Are we “Islamics” waking up yet from the comfort of our grievances? Waking from pretty Salafist dreams of a quick and glorious Khalifat? Yes, many of our national Muslim organizations condemned the beheading, after the fact. But did anyone try to prevent it, or other acts that give our faith a bad name? Can we still act in the spirit of “Save one human and you save all of humanity?” Or are we Muslims only interested in abuses against us? Yes there may seem to be “more important” issues—but imagine it had been your next-door neighbor that was killed—would you not have written a similar sign? And, I hope, watered the lawn with tears of shame and sadness?
But I see instead that some of us just cry like hungry wolves. The writer Salman Rushdie will soon be speaking to the South Asian Journalists Association (SAJA) and a Muslim group is distributing a flier calling this intercultural professional association “evil”. How can anyone take Muslims intellectually seriously with simple-minded approaches like this? Instead of demonizing, it is better to present arguments in the open market of free discussion. Send journalists who agree with you to make the most effective points. Can we face the challenges like adults? Do we understand how to get our message out effectively?
The theme of the upcoming ICNA Convention, “Preserving Morality and Freedom”, suggests a potentially profound discussion of the relationship of individual choice, morality, and freedom. Choice and Intention is key. Muslims are warned against adopting the “ways of the fathers” unthinkingly. For Muslims, Islam embodies a moral system, but this is living body of Tradition, interpretation, thought and compassionate action. We are all called upon to understand it. This is not work only for a task force of leaders. We all need to encourage critical thinking, debate and discussion, and graciously tolerate disagreement.

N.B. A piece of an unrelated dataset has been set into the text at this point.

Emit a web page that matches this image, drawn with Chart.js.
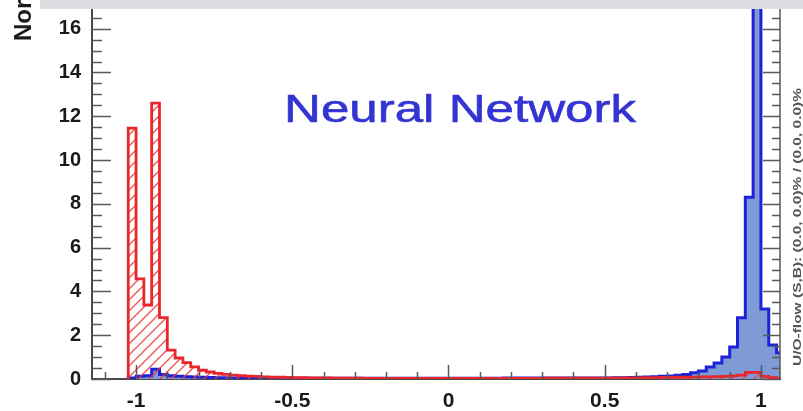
<!DOCTYPE html>
<html>
<head>
<meta charset="utf-8">
<script src="https://cdn.jsdelivr.net/npm/chart.js@4/dist/chart.umd.min.js"></script>
<style>
  html, body { margin: 0; padding: 0; background: #ffffff; }
  canvas { display: block; }
</style>
</head>
<body>
<canvas id="nnOutput" width="803" height="411"></canvas>
<script>
// histogram binning of the classifier output
var binStart = -1.025;
var binWidth = 0.025;

// background (red, hatched)
var backgroundValues = [
  11.46, 4.57, 3.38, 12.6, 2.8, 1.32, 0.96, 0.75, 0.55, 0.4,
  0.32, 0.26, 0.21, 0.18, 0.15, 0.13, 0.12, 0.1, 0.09, 0.08,
  0.07, 0.06, 0.06, 0.05, 0.05, 0.05, 0.04, 0.04, 0.04, 0.04,
  0.03, 0.03, 0.03, 0.03, 0.03, 0.03, 0.03, 0.03, 0.03, 0.03,
  0.03, 0.03, 0.03, 0.03, 0.03, 0.03, 0.03, 0.03, 0.03, 0.03,
  0.03, 0.03, 0.03, 0.04, 0.04, 0.04, 0.04, 0.04, 0.04, 0.04,
  0.04, 0.04, 0.04, 0.05, 0.05, 0.05, 0.06, 0.06, 0.07, 0.07,
  0.08, 0.08, 0.09, 0.1, 0.1, 0.11, 0.12, 0.14, 0.18, 0.3,
  0.3, 0.12, 0.06, 0.04
];

// signal (blue, filled)
var signalValues = [
  0.05, 0.12, 0.15, 0.45, 0.2, 0.15, 0.12, 0.1, 0.09, 0.08,
  0.07, 0.06, 0.06, 0.05, 0.05, 0.05, 0.04, 0.04, 0.04, 0.04,
  0.03, 0.03, 0.03, 0.03, 0.03, 0.03, 0.03, 0.03, 0.03, 0.03,
  0.03, 0.03, 0.03, 0.03, 0.03, 0.03, 0.03, 0.03, 0.03, 0.03,
  0.03, 0.03, 0.03, 0.03, 0.03, 0.03, 0.03, 0.03, 0.04, 0.04,
  0.04, 0.04, 0.04, 0.05, 0.05, 0.05, 0.05, 0.05, 0.05, 0.05,
  0.05, 0.05, 0.06, 0.06, 0.07, 0.08, 0.09, 0.1, 0.12, 0.14,
  0.17, 0.2, 0.28, 0.37, 0.55, 0.73, 1.0, 1.46, 2.8, 8.3,
  19.5, 3.2, 1.55, 1.2
];

var xTickLabels = [-1, -0.5, 0, 0.5, 1];
var yTickLabels = [0, 2, 4, 6, 8, 10, 12, 14, 16];
var xMin = -1.141, xMax = 1.061;
var yMin = 0, yMax = 16.9;

var titleText = 'Neural Network';
var yTitle = 'Normalized';
var flowText = 'U/O-flow (S,B): (0.0, 0.0)% / (0.0, 0.0)%';

// turn bin contents into a closed step outline
function histPoints(values) {
  var pts = [{ x: binStart, y: 0 }];
  for (var i = 0; i < values.length; i++) {
    pts.push({ x: binStart + i * binWidth, y: values[i] });
  }
  pts.push({ x: binStart + values.length * binWidth, y: 0 });
  return pts;
}

function hatchPattern() {
  var c = document.createElement('canvas');
  c.width = 11; c.height = 11;
  var g = c.getContext('2d');
  g.strokeStyle = 'rgba(236,60,60,0.9)';
  g.lineWidth = 1.3;
  g.beginPath();
  g.moveTo(0, 11); g.lineTo(11, 0);
  g.moveTo(-2, 2); g.lineTo(2, -2);
  g.moveTo(9, 13); g.lineTo(13, 9);
  g.stroke();
  return g.createPattern(c, 'repeat');
}

// keep the plot frame exactly where the axes put it
function noLabelPadding(s) {
  s.paddingTop = 0; s.paddingBottom = 0;
  s.paddingLeft = 0; s.paddingRight = 0;
}

// inner ticks, right frame, captions and the grey strip on top
var frameDecor = {
  id: 'frameDecor',
  afterDatasetsDraw: function(chart) {
    var ctx = chart.ctx, a = chart.chartArea;
    var xs = chart.scales.x, ys = chart.scales.y;
    ctx.save();
    ctx.strokeStyle = '#5a5a5a';
    ctx.lineWidth = 1.5;
    ctx.beginPath();
    // right frame
    ctx.moveTo(a.right, a.top);
    ctx.lineTo(a.right, a.bottom);
    var v, p, len;
    for (v = 0; v <= yMax; v += 0.5) {
      p = Math.round(ys.getPixelForValue(v)) + 0.5;
      len = (Math.round(v * 2) % 4 === 0) ? 19 : 10;
      ctx.moveTo(a.left, p); ctx.lineTo(a.left + len, p);
      ctx.moveTo(a.right, p); ctx.lineTo(a.right - len + 2, p);
    }
    for (var k = -11; k <= 10; k++) {
      v = k / 10;
      p = Math.round(xs.getPixelForValue(v)) + 0.5;
      len = (k % 5 === 0) ? 14 : 7;
      ctx.moveTo(p, a.bottom); ctx.lineTo(p, a.bottom - len);
    }
    ctx.stroke();
    ctx.restore();
  },
  afterDraw: function(chart) {
    var ctx = chart.ctx;
    ctx.save();
    // title inside the frame
    ctx.font = '39px "Liberation Sans", Arial, sans-serif';
    ctx.fillStyle = '#3434d2';
    ctx.strokeStyle = '#3434d2';
    ctx.lineWidth = 0.6;
    ctx.textBaseline = 'alphabetic';
    var w = ctx.measureText(titleText).width;
    ctx.translate(284, 122);
    ctx.scale(352 / w, 1);
    ctx.fillText(titleText, 0, 0);
    ctx.strokeText(titleText, 0, 0);
    ctx.restore();

    // y axis title, running off the top
    ctx.save();
    ctx.font = 'bold 24px "Liberation Sans", Arial, sans-serif';
    ctx.fillStyle = '#1a1a1a';
    ctx.translate(31, 41);
    ctx.rotate(-Math.PI / 2);
    ctx.fillText(yTitle, 0, 0);
    ctx.restore();

    // under/overflow note on the right edge
    ctx.save();
    ctx.font = 'bold 11px "Liberation Sans", Arial, sans-serif';
    ctx.fillStyle = '#555555';
    ctx.translate(801, 366);
    ctx.rotate(-Math.PI / 2);
    var fw = ctx.measureText(flowText).width;
    ctx.scale(278 / fw, 1);
    ctx.fillText(flowText, 0, 0);
    ctx.restore();

    ctx.save();
    ctx.fillStyle = '#dcdde0';
    ctx.fillRect(40, 0, chart.width - 40, 9);
    ctx.restore();
  }
};

var ctx = document.getElementById('nnOutput').getContext('2d');
var chart = new Chart(ctx, {
  type: 'line',
  data: {
    datasets: [
      {
        label: 'Background',
        data: histPoints(backgroundValues),
        stepped: 'before',
        borderColor: '#e8262b',
        borderWidth: 2.8,
        backgroundColor: hatchPattern(),
        fill: 'origin',
        pointRadius: 0,
        borderJoinStyle: 'miter'
      },
      {
        label: 'Signal',
        data: histPoints(signalValues),
        stepped: 'before',
        borderColor: '#1e22d8',
        borderWidth: 3,
        backgroundColor: '#7e9bd6',
        fill: 'origin',
        pointRadius: 0,
        borderJoinStyle: 'miter'
      }
    ]
  },
  options: {
    responsive: false,
    animation: false,
    layout: { padding: { top: 9, right: 23, left: 0, bottom: 0 } },
    plugins: {
      legend: { display: false },
      tooltip: { enabled: false }
    },
    scales: {
      x: {
        type: 'linear',
        min: xMin,
        max: xMax,
        afterBuildTicks: function(s) { s.ticks = xTickLabels.map(function(v) { return { value: v }; }); },
        afterFit: function(s) { s.height = 32; noLabelPadding(s); },
        grid: { display: false, drawTicks: false },
        border: { display: true, color: '#4a4a4a', width: 2 },
        ticks: {
          padding: 10,
          maxRotation: 0,
          autoSkip: false,
          color: '#1a1a1a',
          font: { family: '"Liberation Sans", Arial, sans-serif', size: 21, weight: 'bold' },
          callback: function(v) { return String(v); }
        }
      },
      y: {
        min: yMin,
        max: yMax,
        afterBuildTicks: function(s) { s.ticks = yTickLabels.map(function(v) { return { value: v }; }); },
        afterFit: function(s) { s.width = 92; noLabelPadding(s); },
        grid: { display: false, drawTicks: false },
        border: { display: true, color: '#4a4a4a', width: 2 },
        ticks: {
          padding: 11,
          autoSkip: false,
          color: '#1a1a1a',
          font: { family: '"Liberation Sans", Arial, sans-serif', size: 20, weight: 'bold' },
          callback: function(v) { return String(v); }
        }
      }
    }
  },
  plugins: [frameDecor]
});
</script>
</body>
</html>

Is Islamic morality and freedom understood by non-Muslims? Certainly not if they go by the many websites, that are so mean spirited. Is American freedom and morality understood by Muslims? Perhaps not, if Muslims base their judgments on the excesses of consumerist capitalism. No one should demonize the other, but instead try to understand.
Even the Greek philosopher Epicurus observed, “There is no use in philosophy unless it casts out suffering from the soul.” A work to understand others cannot get bogged down in easy judgments. Though all ideologies can be inhuman, these days the religious right especially tends to be overly judgmental and unthinking. Our current Administration is so convinced of its righteousness that is provides a thousand bad examples every week.
Just one example is the treatment of the disappeared detainees of the American gulag, in Guantanamo. In a front page article in the New York Times (June 21) “dozens of high-level military, intelligence and law-enforcment officials” confirm that the Guantanamo detainees do not have important intelligence to provide. They are nevertheless tortured because they are being made an example of, and also because our government bureaucracy is paranoid and reactionary. These men have become political pawns. This government pretends to be moral. By emphasizing family values issues in the election campaign, they work hard to continue this false pretense. And the former Republican leader of Congress, Tom Delay, recently confirmed that this strategy is working: “Most of the people in Mississippi came up to me and said, “Thank goodness. America comes first. Interrogation is not a Sunday school class. You don’t get information that will save American lives by withholding pancakes.”
New York’s Imam Feisal Rauf recently joined an interfaith coalition to run advertisements overseas and also in the USA stating opposition to the bestial interrogation tactics at Abu Ghraib. Some of the organizers at National Council of Churches have written to me to affirm their ongoing commitment to this issue. NCC Executive Director Bob Edgar is again scheduled to speak at our ICNA-MAS Convention, along with Muslim Chaplain Yee, wrongfully detained Muslim lawyer Brandon Mayfield, Amy Goodman, and many religious and community leaders with integrity and moral authority.
However, some other faith groups have been less effective in getting the word out. I think Muslim groups also need to be more effective and more pro-active, not only in managing the damage, but seeing the current morality crisis as a opportunity to act with the highest and most convincing adab. Otherwise, where are we headed? Or are you waiting for someone else to do this? Did you think you are too busy for morality and freedom?